Thanks to Kate E. for the photo!

Makes Ya Wonder What the Card Said...

For that matter, does Hallmark even have a herpes section? Hm. Oh, and just for my own personal reference - how much do you have to whine about minor skin irritations to get yourself a cake?

But you know, the best part is that whoever gave this cake managed to convey an effective "Get over it, you ninny" while still getting brownie points for doing something sweet. How perfect is that?!? I'm going to have to re-evaluate my whole nagging process. I wonder how well these would work on a cake:

"Yay! You finally put the seat down!"
"Happy Hangover! Here's to many more!"
"Let it go already."
"Guess who's PMS'ing?"
"Who needs a working car/AC/dishwasher, anyway?"
"This is dinner."
"We were on a break!"

Anyone else have suggestions?

Can You Make a Freudian Slip in Icing?

Because I think someone just dii-iid! [sing-song voice]

In addition to the surprisingly obscene well-wishing, this cake also suffers from a lack of grammar skills (it's a run-on sentence, and yet the "M" is capitalized - and why two periods?) and a hideous color scheme. I think those things in the corners are supposed to be rosebuds, so why are they grayish purple with blue squiggles? Some repressed feelings of inadequacy, perhaps? Hmm?

The Way All Apologies Should Be Made

Sincerely, honestly, and with copious amounts of sugar. Take note, guys.

I'd Still Eat It

My husband took one look at this and declared it the least appetizing cake he'd ever seen. Bingo! Today's post!

Ok, granted, that may be how "Clare" spells her name, and the other spelling error may be intentional (though I couldn't hazard a guess as to why...), but we cannot ignore the brown dripping goo with the pink roses - we just can't. In the words of my hubby, "Blech-ag-ack".

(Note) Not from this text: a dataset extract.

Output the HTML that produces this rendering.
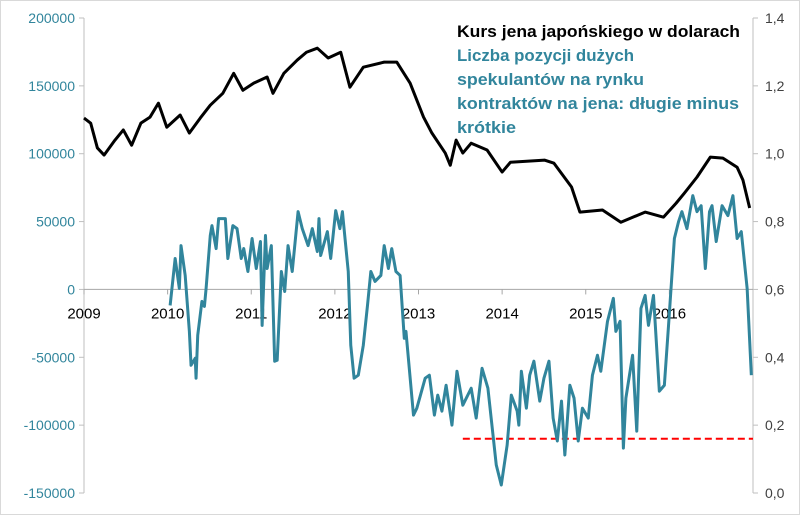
<!DOCTYPE html>
<html><head><meta charset="utf-8"><style>
html,body{margin:0;padding:0;background:#fff}
svg{display:block;font-family:"Liberation Sans",sans-serif}
</style></head><body>
<svg id="chart" width="800" height="515">
<rect x="0.5" y="0.5" width="799" height="514" fill="#fff" stroke="#d9d9d9"/>
<g id="axes"></g><g id="series"></g>
<g font-weight="bold" font-size="16.5">
<text x="457" y="37" fill="#000" textLength="283" lengthAdjust="spacingAndGlyphs">Kurs jena japońskiego  w dolarach</text>
<text x="457" y="61" fill="#31859c" textLength="177" lengthAdjust="spacingAndGlyphs">Liczba pozycji dużych</text>
<text x="457" y="85" fill="#31859c" textLength="187" lengthAdjust="spacingAndGlyphs">spekulantów na rynku</text>
<text x="457" y="109" fill="#31859c" textLength="282" lengthAdjust="spacingAndGlyphs">kontraktów na jena: długie minus</text>
<text x="457" y="133" fill="#31859c" textLength="59" lengthAdjust="spacingAndGlyphs">krótkie</text>
</g>
</svg>
<script>
const yearTicks=[2009,2010,2011,2012,2013,2014,2015,2016];
const leftTicks=[200000,150000,100000,50000,0,-50000,-100000,-150000];
const rightTicks=[1.4,1.2,1.0,0.8,0.6,0.4,0.2,0.0];
const rightTickLabels=["1,4","1,2","1,0","0,8","0,6","0,4","0,2","0,0"];
const yenDates=[2009.00,2009.08,2009.16,2009.24,2009.37,2009.47,2009.57,2009.68,2009.79,2009.89,2009.99,2010.15,2010.26,2010.39,2010.51,2010.66,2010.79,2010.90,2011.03,2011.19,2011.26,2011.39,2011.55,2011.66,2011.79,2011.92,2012.07,2012.18,2012.34,2012.59,2012.74,2012.90,2013.06,2013.16,2013.32,2013.38,2013.45,2013.53,2013.63,2013.82,2014.00,2014.10,2014.51,2014.62,2014.83,2014.93,2015.20,2015.42,2015.71,2015.93,2016.08,2016.18,2016.33,2016.49,2016.64,2016.81,2016.88,2016.96];
const yenValues=[1.105,1.09,1.017,0.996,1.04,1.07,1.025,1.09,1.108,1.149,1.078,1.114,1.061,1.105,1.143,1.178,1.237,1.187,1.208,1.226,1.178,1.237,1.276,1.299,1.311,1.282,1.299,1.196,1.255,1.27,1.27,1.208,1.108,1.061,1.002,0.966,1.04,1.002,1.031,1.011,0.946,0.975,0.981,0.972,0.902,0.828,0.834,0.798,0.828,0.813,0.854,0.884,0.931,0.99,0.987,0.96,0.922,0.84];
const posDates=[2010.03,2010.09,2010.14,2010.16,2010.21,2010.26,2010.28,2010.33,2010.34,2010.36,2010.41,2010.44,2010.46,2010.51,2010.53,2010.58,2010.61,2010.69,2010.72,2010.78,2010.83,2010.88,2010.91,2010.96,2011.01,2011.06,2011.11,2011.13,2011.17,2011.19,2011.24,2011.28,2011.31,2011.36,2011.40,2011.44,2011.49,2011.56,2011.61,2011.68,2011.73,2011.79,2011.81,2011.83,2011.91,2011.95,2012.01,2012.06,2012.09,2012.16,2012.19,2012.23,2012.28,2012.34,2012.39,2012.43,2012.48,2012.55,2012.59,2012.64,2012.68,2012.73,2012.78,2012.83,2012.85,2012.94,2012.98,2013.08,2013.13,2013.19,2013.23,2013.28,2013.33,2013.40,2013.46,2013.53,2013.63,2013.69,2013.76,2013.83,2013.93,2013.99,2014.06,2014.11,2014.18,2014.20,2014.23,2014.29,2014.33,2014.38,2014.45,2014.50,2014.56,2014.61,2014.66,2014.71,2014.75,2014.81,2014.86,2014.91,2014.96,2015.03,2015.08,2015.14,2015.18,2015.26,2015.33,2015.36,2015.41,2015.45,2015.48,2015.56,2015.61,2015.66,2015.71,2015.75,2015.81,2015.88,2015.94,2015.99,2016.06,2016.11,2016.15,2016.21,2016.28,2016.33,2016.38,2016.43,2016.48,2016.51,2016.56,2016.63,2016.70,2016.76,2016.81,2016.86,2016.93,2016.98];
const posValues=[-11800,22800,700,32300,10300,-30900,-55900,-50700,-65400,-33800,-8800,-12500,700,39700,47000,30100,52200,52200,22800,47000,44800,22800,30100,13200,37500,15400,35300,-26500,39700,15400,32300,-52900,-52200,13200,-1500,32300,13200,57300,44800,32300,44800,27900,52200,25000,42600,22800,58100,44800,57300,13200,-41100,-65400,-63200,-41100,-11800,13200,5900,10300,32300,15400,30100,13200,10300,-36000,-30900,-92600,-87500,-65400,-63200,-92600,-77900,-89700,-70600,-100000,-60300,-85300,-72800,-94800,-58100,-72800,-129400,-144100,-114700,-77900,-89700,-100000,-60300,-87500,-63200,-52900,-82300,-65400,-52900,-94800,-111700,-82300,-122000,-70600,-80100,-111700,-87500,-94800,-63200,-48500,-60300,-23500,-6600,-30900,-23500,-116900,-80100,-48500,-104400,-14000,-4400,-26500,-4400,-75000,-70600,-26500,37500,50000,57300,44800,69100,57300,61700,15400,57300,61700,35300,61700,54400,69100,37500,42600,700,-63200];
const thresholdValue=-110000;
const thresholdStart=2013.53;

const NS="http://www.w3.org/2000/svg";
const X0=84,X1=753,T0=2009,T1=2017;
const Y0=18,Y1=493;
const xs=t=>X0+(t-T0)/(T1-T0)*(X1-X0);
const yl=v=>Y1-(v+150000)/350000*(Y1-Y0);
const yr=v=>Y1-v/1.4*(Y1-Y0);
function mk(tag,attrs,parent){const e=document.createElementNS(NS,tag);for(const k in attrs)e.setAttribute(k,attrs[k]);parent.appendChild(e);return e;}
const ax=document.getElementById('axes'),se=document.getElementById('series');
let a=mk('line',{x1:X0,y1:Y0,x2:X0,y2:Y1,stroke:'#bfbfbf'},ax);


a=mk('line',{x1:X1,y1:Y0,x2:X1,y2:Y1,stroke:'#bfbfbf'},ax);


a=mk('line',{x1:X0,y1:yl(0),x2:X1,y2:yl(0),stroke:'#a6a6a6'},ax);


leftTicks.forEach(v=>{
  const y=yl(v);
  const tk=mk('line',{x1:X0-5,y1:y,x2:X0,y2:y,stroke:'#bfbfbf'},ax);
  
  
  const t=mk('text',{x:X0-9,y:y+5,'text-anchor':'end','font-size':14,fill:'#31859c'},ax);
  t.textContent=v;
  
  
});
rightTicks.forEach((v,i)=>{
  const y=yr(v);
  const tk=mk('line',{x1:X1,y1:y,x2:X1+5,y2:y,stroke:'#bfbfbf'},ax);
  
  
  const t=mk('text',{x:X1+12,y:y+5,'font-size':14,fill:'#404040'},ax);
  t.textContent=rightTickLabels[i];
  
  
});
yearTicks.forEach(yv=>{
  const x=xs(yv);
  const tk=mk('line',{x1:x,y1:yl(0),x2:x,y2:yl(0)+5,stroke:'#a6a6a6'},ax);
  
  
  const t=mk('text',{x:x,y:yl(0)+29,'text-anchor':'middle','font-size':15,fill:'#000'},ax);
  t.textContent=yv;
  
  
});
const th=mk('line',{x1:xs(thresholdStart),y1:yl(thresholdValue),x2:X1,y2:yl(thresholdValue),stroke:'#ff0000','stroke-width':2,'stroke-dasharray':'7,4'},se);


const pp=mk('polyline',{points:posDates.map((t,i)=>xs(t)+','+yl(posValues[i])).join(' '),fill:'none',stroke:'#31859c','stroke-width':3,'stroke-linejoin':'round'},se);


const yp=mk('polyline',{points:yenDates.map((t,i)=>xs(t)+','+yr(yenValues[i])).join(' '),fill:'none',stroke:'#000','stroke-width':3,'stroke-linejoin':'round'},se);


</script>
</body></html>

Oh, and I love the huge kitchen knife waiting in the wings - you can almost hear Mr. Black Shoes saying "Take the picture, will ya? I'm hungry!".

What, ANOTHER Obscure Bank Holiday?

Ok, obviously this cake decorator has some mad skilz: great balloon placement, excellent use of color, and I particularly like the confetti sprinkle to icing squiggle ratio. Really, my only criticism can be that he or she thinks "Myjiantbirthday" is one word. (And lest you think this is only a spelling error & spacing issue, look closely: those letters are all connected, my friends. Ergo, one word.) But you know, as mistakes go, that's kind of a doozie.

Proof That Computers Will Never Rule the World

This is legit, folks: never think that I don't do my research! Apparently the store in question had an online ordering form, which then linked directly to the edible-ink printer. Granted, you would think the decorator might catch this glaringly obvious mistake, but in that person's defense, he or she is only paid to slap some icing roses on, ok? So lay off! Oh, and that will be $19.95, please.